MySQL Bugs: #37844: Fix SMP performance for the query cache

Bug #37844	Fix SMP performance for the query cache
Submitted:	3 Jul 2008 17:58	Modified:	7 Jul 2017 9:44
Reporter:	Mark Callaghan	Email Updates:
Status:	Won't fix	Impact on me:	None
Category:	MySQL Server: Query Cache	Severity:	S5 (Performance)
Version:	5.0.62,5.1.25	OS:	Any
Assigned to:	Assigned Account	CPU Architecture:	Any
Tags:	cache, multicore, performance, query, SMP

Description:
Only 1 thread can search the query cache at a time. A pthread mutex is held while it is searched. This will limit performance on multi-core servers.

The problems include:
* the search key is initialized after the mutex is locked. This increases contention.
* for 5.1.25, pthread_mutex_lock is used and many threads will sleep when there is contention
* for 5.0.62 an attempt was made to use a spin lock, but the spin lock has a few problems (the code is not encapsulated, it calls my_clock() which ignores error return values from times(), it isn't a spin lock as there is no spinning -- sleep() is called immediately after each failure to get the lock)

How to repeat:
Read Query_cache::send_result_to_client

Suggested fix:
Partition the query cache into N pieces with 1 mutex per piece.
Use a proper spin lock with an encapsulated implementation.
Don't ignore error return values from system calls.
Limit the duration for which the mutex is locked.

WL#1468

Thank you for the bug report.

Would be great if two or more threads could be returning difference LIMIT/OFFSETS off the same cache query.

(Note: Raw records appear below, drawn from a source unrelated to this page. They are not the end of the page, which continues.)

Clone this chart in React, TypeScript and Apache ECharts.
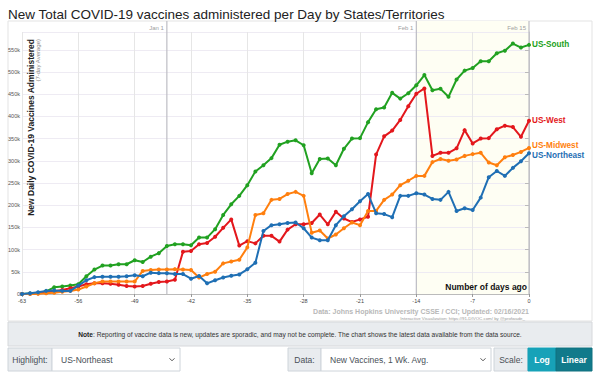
import React, { useEffect, useRef } from "react";
import * as echarts from "echarts";

const days: number[] = Array.from({ length: 64 }, (_, i) => i - 63);

const southValues = [
  0, 1000, 2000, 6000, 15000, 17000, 19000,
  22000, 40000, 55000, 64000, 64000, 67000, 67000,
  76000, 72000, 84000, 92000, 108000, 112000, 112000,
  110000, 127000, 127000, 146000, 178000, 202000, 221000,
  245000, 276000, 290000, 306000, 336000, 343000, 346000,
  335000, 272000, 304000, 305000, 290000, 327000, 350000,
  351000, 387000, 416000, 420000, 453000, 440000, 452000,
  470000, 493000, 459000, 462000, 444000, 483000, 503000,
  509000, 524000, 524000, 542000, 548000, 564000, 555000,
  561000,
];

const westValues = [
  0, 500, 1500, 3000, 6000, 9000, 13000,
  17000, 22000, 24000, 24000, 23000, 21000, 18000,
  17000, 18000, 23000, 27000, 28000, 32000, 95000,
  97000, 112000, 115000, 129000, 149000, 168000, 109000,
  119000, 114000, 131000, 131000, 118000, 145000, 157000,
  157000, 160000, 179000, 157000, 185000, 170000, 162000,
  168000, 174000, 314000, 355000, 368000, 392000, 423000,
  451000, 463000, 311000, 318000, 318000, 328000, 369000,
  339000, 350000, 351000, 371000, 379000, 376000, 354000,
  390000,
];

const midwestValues = [
  0, 0, 500, 1500, 3000, 5000, 7000,
  10000, 17000, 24000, 28000, 28000, 28000, 28000,
  28000, 52000, 54000, 55000, 55000, 56000, 55000,
  54000, 37000, 45000, 50000, 69000, 73000, 77000,
  105000, 178000, 182000, 212000, 214000, 225000, 230000,
  221000, 138000, 143000, 125000, 134000, 148000, 161000,
  155000, 187000, 187000, 212000, 224000, 245000, 255000,
  266000, 266000, 297000, 304000, 300000, 303000, 311000,
  315000, 318000, 296000, 290000, 308000, 313000, 320000,
  329000,
];

const northeastValues = [
  0, 1500, 4000, 7000, 8000, 7000, 7000,
  19000, 31000, 38000, 39000, 39000, 39000, 40000,
  42000, 40000, 48000, 47000, 46500, 45000, 45000,
  34500, 40500, 24000, 31000, 37000, 41000, 44000,
  55500, 70500, 142000, 155000, 157000, 160000, 161000,
  148000, 127000, 121000, 121000, 155000, 175000, 191000,
  209000, 225000, 182000, 180000, 173000, 221000, 221000,
  227000, 224000, 214000, 212000, 230000, 187000, 193000,
  189000, 217000, 263000, 277000, 266000, 284000, 299000,
  317000,
];

const seriesNames = ["US-South", "US-West", "US-Midwest", "US-Northeast"];
const seriesColors = ["#21a121", "#e3171c", "#ff7f0e", "#1f6fb4"];
const seriesValues = [southValues, westValues, midwestValues, northeastValues];
const labelShift = [0, 0, -2.2, 2.2];

const dateMarkers = [
  { day: -45, label: "Jan 1" },
  { day: -14, label: "Feb 1" },
  { day: 0, label: "Feb 15" },
];

const FONT = "Liberation Sans, Arial, sans-serif";

export default function App() {
  const ref = useRef<HTMLDivElement>(null);
  useEffect(() => {
    document.body.style.margin = "0";
    const chart = echarts.init(ref.current!, null, { renderer: "svg" });
    const series = seriesNames.map((name, si) => ({
      type: "line",
      name,
      data: days.map((d, i) => [d, seriesValues[si][i]]),
      symbol: "circle",
      symbolSize: 4,
      color: seriesColors[si],
      lineStyle: { width: 2, color: seriesColors[si] },
      itemStyle: { color: seriesColors[si] },
      z: 5 + si,
      endLabel: {
        show: true,
        formatter: name,
        color: seriesColors[si],
        fontWeight: "bold",
        fontSize: 8.2,
        lineHeight: 8.2,
        fontFamily: FONT,
        distance: 3,
        offset: [0, labelShift[si]],
      },
    }));
    chart.setOption({
      animation: false,
      title: {
        text: "New Total COVID-19 vaccines administered per Day by States/Territories",
        left: 3,
        top: 2,
        textStyle: { fontSize: 13.5, fontWeight: "normal", color: "#222", fontFamily: FONT },
      },
      grid: { left: 22, right: 71, top: 32, bottom: 78 },
      xAxis: {
        type: "value",
        min: -63,
        max: 0,
        interval: 7,
        axisLine: { show: true, lineStyle: { color: "#bbb" } },
        axisTick: { show: true, length: 3, lineStyle: { color: "#999" } },
        axisLabel: { fontSize: 5.5, color: "#444", margin: 4, fontFamily: FONT },
        splitLine: { show: true, lineStyle: { color: "#e6e6e6", width: 1 } },
      },
      yAxis: {
        type: "value",
        min: 0,
        max: 590000,
        interval: 50000,
        axisLine: { show: true, lineStyle: { color: "#ccc" } },
        axisTick: { show: true, length: 4, lineStyle: { color: "#bbb" } },
        axisLabel: {
          fontSize: 5.5,
          color: "#555",
          margin: 2,
          fontFamily: FONT,
          showMaxLabel: false,
          formatter: (v: number) => (v === 0 ? "0" : v / 1000 + "k"),
        },
        splitLine: { show: true, lineStyle: { color: "#eeebf3", width: 1 } },
      },
      series,
    });

    const px = (d: number, v: number) => chart.convertToPixel({ gridIndex: 0 }, [d, v]) as number[];
    const [, yBottom] = px(-63, 0);
    const [xEnd] = px(0, 0);
    const [xFeb1] = px(-14, 0);
    const panelTop = 21;

    const graphics: any[] = [];
    graphics.push({
      type: "rect",
      z: -20,
      shape: { x: 8, y: panelTop, width: 584, height: 300 },
      style: { fill: "#fff", stroke: "#e3e3e3", lineWidth: 1 },
      silent: true,
    });
    graphics.push({
      type: "rect",
      z: -10,
      shape: { x: xFeb1, y: panelTop, width: xEnd - xFeb1, height: yBottom - panelTop },
      style: { fill: "#fefef3" },
      silent: true,
    });
    dateMarkers.forEach((m) => {
      const [x] = px(m.day, 0);
      graphics.push({
        type: "line",
        z: 1,
        shape: { x1: x, y1: panelTop, x2: x, y2: yBottom },
        style: { stroke: "#bdbdc4", lineWidth: 1.2 },
        silent: true,
      });
      graphics.push({
        type: "text",
        z: 1,
        x: x - 3,
        y: panelTop + 7,
        style: {
          text: m.label,
          font: `6px ${FONT}`,
          fill: "#a0a0a0",
          align: "right",
          verticalAlign: "middle",
        },
        silent: true,
      });
    });
    graphics.push({
      type: "text",
      z: 10,
      x: 26,
      y: 39,
      rotation: Math.PI / 2,
      style: {
        text: "New Daily COVID-19 Vaccines Administered",
        font: `bold 8.5px ${FONT}`,
        fill: "#222",
        align: "right",
        verticalAlign: "top",
      },
      silent: true,
    });
    graphics.push({
      type: "text",
      z: 10,
      x: 35,
      y: 39,
      rotation: Math.PI / 2,
      style: {
        text: "(7-day Average)",
        font: `6px ${FONT}`,
        fill: "#888",
        align: "right",
        verticalAlign: "top",
      },
      silent: true,
    });
    graphics.push({
      type: "text",
      z: 10,
      x: xEnd - 2,
      y: yBottom - 7,
      style: {
        text: "Number of days ago",
        font: `bold 8.5px ${FONT}`,
        fill: "#111",
        align: "right",
        verticalAlign: "middle",
      },
      silent: true,
    });
    graphics.push({
      type: "text",
      x: xEnd,
      y: 311,
      style: {
        text: "Data: Johns Hopkins University CSSE / CCI; Updated: 02/16/2021",
        font: `bold 7px ${FONT}`,
        fill: "#b8b8b8",
        align: "right",
        verticalAlign: "middle",
      },
      silent: true,
    });
    graphics.push({
      type: "text",
      x: xEnd - 4,
      y: 318.5,
      style: {
        text: "Interactive Visualization: https://91-DIVOC.com/ by @profwade_",
        font: `4.4px ${FONT}`,
        fill: "#999",
        align: "right",
        verticalAlign: "middle",
      },
      silent: true,
    });
    graphics.push({
      type: "rect",
      shape: { x: 8, y: 322, width: 584, height: 24 },
      style: { fill: "#e9ecef", stroke: "#d6d8db", lineWidth: 1 },
      silent: true,
    });
    graphics.push({
      type: "text",
      x: 300,
      y: 334,
      style: {
        text: "{b|Note}: Reporting of vaccine data is new, updates are sporadic, and may not be complete. The chart shows the latest data available from the data source.",
        font: `6.6px ${FONT}`,
        fill: "#333",
        align: "center",
        verticalAlign: "middle",
        rich: { b: { fontWeight: "bold", fontSize: 6.6, fontFamily: FONT, fill: "#222" } },
      },
      silent: true,
    });
    const cy = 348;
    const ch = 23;
    const box = (x: number, w: number, fill: string, stroke: string) => ({
      type: "rect",
      shape: { x, y: cy, width: w, height: ch },
      style: { fill, stroke, lineWidth: 1 },
      silent: true,
    });
    const txt = (x: number, t: string, fill: string, bold = false, align = "left") => ({
      type: "text",
      x,
      y: cy + ch / 2,
      style: {
        text: t,
        font: `${bold ? "bold " : ""}8.5px ${FONT}`,
        fill,
        align,
        verticalAlign: "middle",
      },
      silent: true,
    });
    const chevron = (x: number) => ({
      type: "polyline",
      shape: { points: [[x - 2.5, cy + ch / 2 - 1.2], [x, cy + ch / 2 + 1.3], [x + 2.5, cy + ch / 2 - 1.2]] },
      style: { stroke: "#555", lineWidth: 1, fill: "none" },
      silent: true,
    });
    graphics.push(box(8, 44, "#e9ecef", "#ced4da"));
    graphics.push(txt(30, "Highlight:", "#495057", false, "center"));
    graphics.push(box(52, 128, "#fff", "#ced4da"));
    graphics.push(txt(61, "US-Northeast", "#495057"));
    graphics.push(chevron(172));
    graphics.push(box(288, 33, "#e9ecef", "#ced4da"));
    graphics.push(txt(304.5, "Data:", "#495057", false, "center"));
    graphics.push(box(321, 170, "#fff", "#ced4da"));
    graphics.push(txt(330, "New Vaccines, 1 Wk. Avg.", "#495057"));
    graphics.push(chevron(483));
    graphics.push(box(494, 34, "#e9ecef", "#ced4da"));
    graphics.push(txt(511, "Scale:", "#495057", false, "center"));
    graphics.push(box(528, 28, "#17a2b8", "#17a2b8"));
    graphics.push(txt(542, "Log", "#fff", true, "center"));
    graphics.push(box(556, 36, "#117a8b", "#10707f"));
    graphics.push(txt(574, "Linear", "#fff", true, "center"));

    chart.setOption({ graphic: graphics });
    return () => chart.dispose();
  }, []);
  return <div ref={ref} style={{ width: 600, height: 372 }} />;
}
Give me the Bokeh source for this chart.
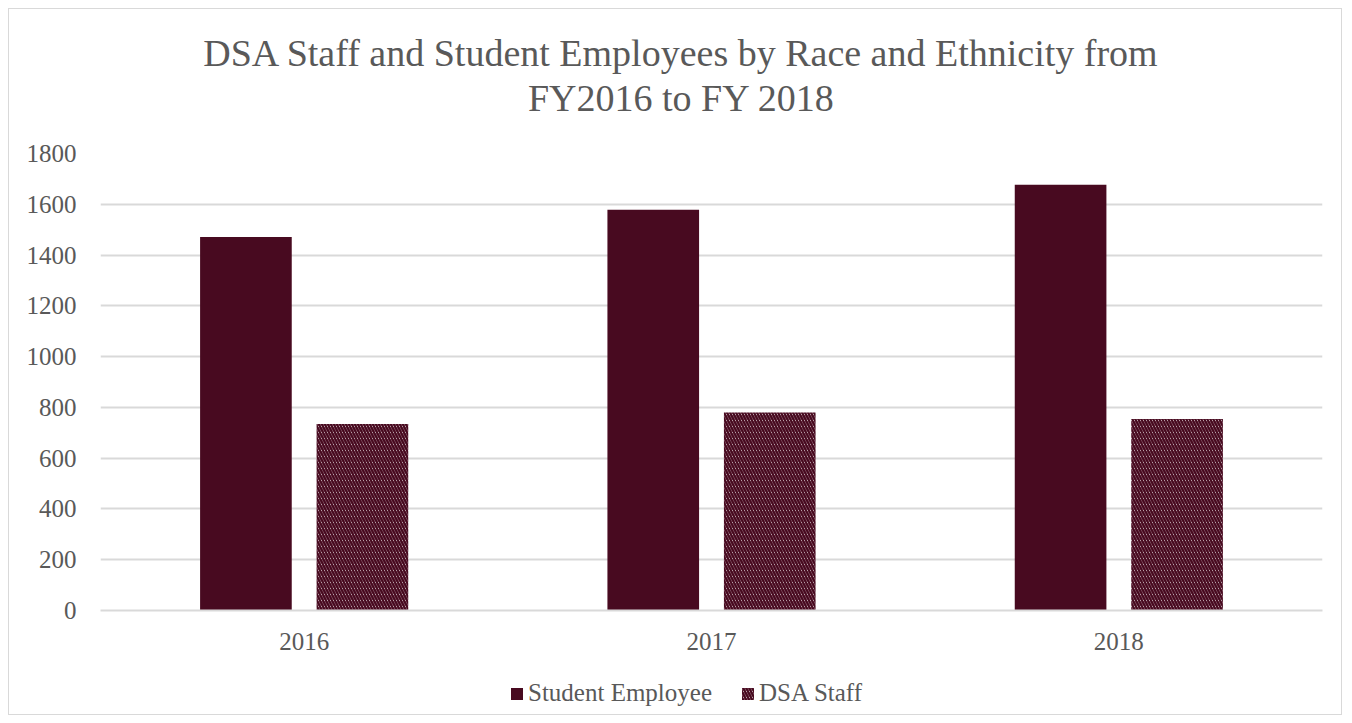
from bokeh.plotting import figure
from bokeh.layouts import column
from bokeh.models import ColumnDataSource, FactorRange, Range1d, Label, Legend, LegendItem
from bokeh.transform import dodge
from bokeh.embed import file_html
from bokeh.resources import INLINE

years = ["2016", "2017", "2018"]
student_employee = [1471, 1578, 1677]
dsa_staff = [735, 780, 754]
y_ticks = [0, 200, 400, 600, 800, 1000, 1200, 1400, 1600, 1800]
series_names = ["Student Employee", "DSA Staff"]

title_line1 = "DSA Staff and Student Employees by Race and Ethnicity from"
title_line2 = "FY2016 to FY 2018"

FONT = "Liberation Serif"
TXT = "#595959"
BAR = "#480a20"
GRID = "#d9d9d9"
HATCH = dict(fill_color="white", line_color=None, hatch_pattern="\\", hatch_color=BAR,
             hatch_scale=6, hatch_weight=2.5)
W = 1332

# ---- title strip ----
tf = figure(width=W, height=124, output_backend="svg", toolbar_location=None,
            x_range=Range1d(0, 1), y_range=Range1d(0, 1), min_border=0,
            x_axis_location=None, y_axis_location=None)
tf.grid.visible = False
tf.outline_line_color = None
for txt, yy in [(title_line1, 81), (title_line2, 36)]:
    tf.add_layout(Label(x=581, y=yy, x_units="screen", y_units="screen", text=txt,
                        text_align="center", text_baseline="alphabetic",
                        text_font=FONT, text_font_size="38px", text_color=TXT))

# ---- main chart ----
src = ColumnDataSource(dict(year=years, student=student_employee, staff=dsa_staff))

p = figure(x_range=FactorRange(*years, range_padding=0), y_range=(0, 1800),
           width=W, height=535, output_backend="svg", toolbar_location=None,
           min_border_left=91, min_border_right=19, min_border_top=20, min_border_bottom=58)
p.outline_line_color = None

p.vbar(x=dodge("year", -0.143, range=p.x_range), top="student", width=0.225, source=src,
       fill_color=BAR, line_color=None)
p.vbar(x=dodge("year", 0.143, range=p.x_range), top="staff", width=0.225, source=src, **HATCH)

p.yaxis.ticker = y_ticks
p.yaxis.axis_line_color = None
p.yaxis.major_tick_line_color = None
p.yaxis.minor_tick_line_color = None
p.yaxis.major_label_standoff = 18
p.yaxis.major_label_text_font = FONT
p.yaxis.major_label_text_font_size = "25px"
p.yaxis.major_label_text_color = TXT

p.xaxis.axis_line_color = GRID
p.xaxis.axis_line_width = 2
p.xaxis.major_tick_line_color = None
p.xaxis.minor_tick_line_color = None
p.xaxis.major_label_standoff = 16
p.xaxis.major_label_text_font = FONT
p.xaxis.major_label_text_font_size = "25px"
p.xaxis.major_label_text_color = TXT

p.xgrid.grid_line_color = None
p.ygrid.grid_line_color = GRID
p.ygrid.grid_line_width = 2

# ---- legend strip ----
lf = figure(width=W, height=46, output_backend="svg", toolbar_location=None,
            x_range=Range1d(0, 1), y_range=Range1d(0, 1), min_border=0,
            x_axis_location=None, y_axis_location=None)
lf.grid.visible = False
lf.outline_line_color = None
hidden = ColumnDataSource(dict(x=[-10], top=[-10]))
g1 = lf.vbar(x="x", top="top", width=0.1, source=hidden, fill_color=BAR, line_color=None)
g2 = lf.vbar(x="x", top="top", width=0.1, source=hidden, **HATCH)
legend = Legend(items=[LegendItem(label=series_names[0], renderers=[g1]),
                       LegendItem(label=series_names[1], renderers=[g2])],
                orientation="horizontal", location=(409, 7),
                label_text_font=FONT, label_text_font_size="25px", label_text_color=TXT,
                glyph_width=15, glyph_height=15, spacing=28, label_standoff=4,
                border_line_color=None, background_fill_alpha=0, margin=0, padding=4)
lf.add_layout(legend, "center")

layout = column(tf, p, lf, spacing=0,
                styles={"border": "1px solid #d9d9d9", "margin": "8px 0 0 8px"})

open("out.html", "w").write(file_html(layout, INLINE))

See Bug #18707

Some notes:
A plugin frame work has already been created by Mattias J and Mikael R which could be the foundation for new implementations.

One of the biggest issues with performance of the QC happens when a lot of memory prunes are executed. This leads to heavy fragmentation which in turn leads to a lot of linear searches in the memory bins. The hash delete operation is not cheap either.

We can increase the performance of hash delete, introduce automatic de-fragmentation, remove the linear search in the memory allocation layer and ensure that similar cachable queries can queue up instead of be executed concurrently in the SE.

To increase throughput on high concurrency servers we would probably need a new design which allows for more threads to concurrently serve queries from the cache. Possibly the old design can be used if we just created more QC instances and used a consistent hash to select which one to use for a specific query.

Kristofer, thanks. Yes several different issues.

Today the walking of the deleted block list seems to be causing less issues than the general cost of using the qc that Mark was looking at. This doesn't mean that it's not a problem, just that CPU core counts are changing and other problems are starting to become more popular. On the support side we deal with the deleted block size issue by cutting qc RAM allocation and/or suggesting flushing it to defragment the deleted block list. Might be an idea to automate the flushing operation? The fixes you've done mostly eliminate the big problems (server freezing) we had in the past with long deleted block lists, leaving just performance issues.

Increased CPU counts and the bad performance interaction with slave RBR (choose RBR or qc, not both if you do a lot of updates, seems to be required) are the issues that worry me most at the moment when it comes to qc. RBR is probably something that would take working with the replication team to try to work out what's happening and how to fix it.

It'll be interesting to see what comes out of a really thorough analysis and architecture review and testing of possible solutions for the qc.

Thinking more about using more qc instances, that does seem like a good idea. Just assign a connection to a qc. The qc benefits typically come mostly in the first 10-20 megabytes so it'd be easy to allocate that a few times. It's not uncommon for the support team to see a 200M qc with 150M free and it's easy enough to allocate a few 50M qc instances if 20M isn't enough. Lots of duplicate query storage but that's OK.

If anyone doesn't understand why duplicate storage is OK but speed is very important, it's because qc is done before other query work and it's top priority is checking whether it has a query result quickly, else getting out of the way so it doesn't slow down the full query processing work. It's only reason for existing is to be very fast at returning a result. Though it also keeps some work away from other bottlenecks in the server or storage engines, which is one reason why just getting rid of it isn't a good idea if it can stay fast enough.

Possibly of interest is this benchmarking with dbstress where these two query cache mutexes show up as hot sometimes even though the query cache is disabled:

wait/synch/cond/sql/Query_cache::COND_cache_status_changed
wait/synch/mutex/sql/Query_cache::structure_guard_mutex

http://dimitrik.free.fr/blog/archives/2010/05/mysql-performance-using-performance-schema.h...

query_cache_type wasn't set to 0 in that test. Should always set query_cache_type to 0 in 5.4 and later if there's no need for the query cache.

Bug#47529 has been closed as a duplicate of this one.

See also bug #64924

MySQL will no longer invest in the query cache, see:

http://mysqlserverteam.com/mysql-8-0-retiring-support-for-the-query-cache/